In the proposal, Wesson’s district would pick up those neighborhoods. Elsewhere, the panel took downtown out of the South L.A. district represented by Perry and put it into the Eastside district represented by Huizar. And in a final stroke, the commission took USC out of Parks’ district and put it into Perry’s. If the latest changes win final approval, Parks and Perry would no longer live in their districts.

Commissioner Helen Kim, who opposed the changes, said they were “absolutely” designed to punish Perry and Parks. “Parks has just gotten written out of the district where he lives. You don’t think that’s a slap in the face?” she said.

Jaime Regalado, emeritus professor of political science at Cal State L.A., said Wesson is playing hardball in a way that his predecessor, Councilman Eric Garcetti, did not. And he argued that this year’s redistricting process is far more politicized than it was a decade ago.

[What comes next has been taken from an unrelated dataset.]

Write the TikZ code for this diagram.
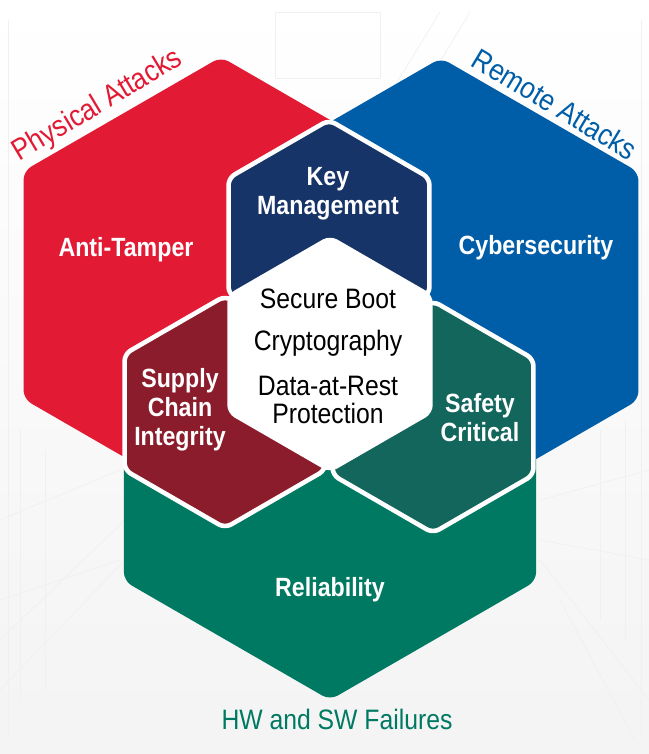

“The council appears to be at war with each other. There seem to be factions. The incoming president is coming with his team, and rewarding his team and punishing others — specifically Parks, and to a lesser extent, Perry,” he said.

Perry and Parks did not show up for the Nov. 23 meeting in which Wesson was voted president. Parks said he specifically met with Wesson to discuss the presidency weeks earlier and told him he could not guarantee his support because of unspecified “personal issues.”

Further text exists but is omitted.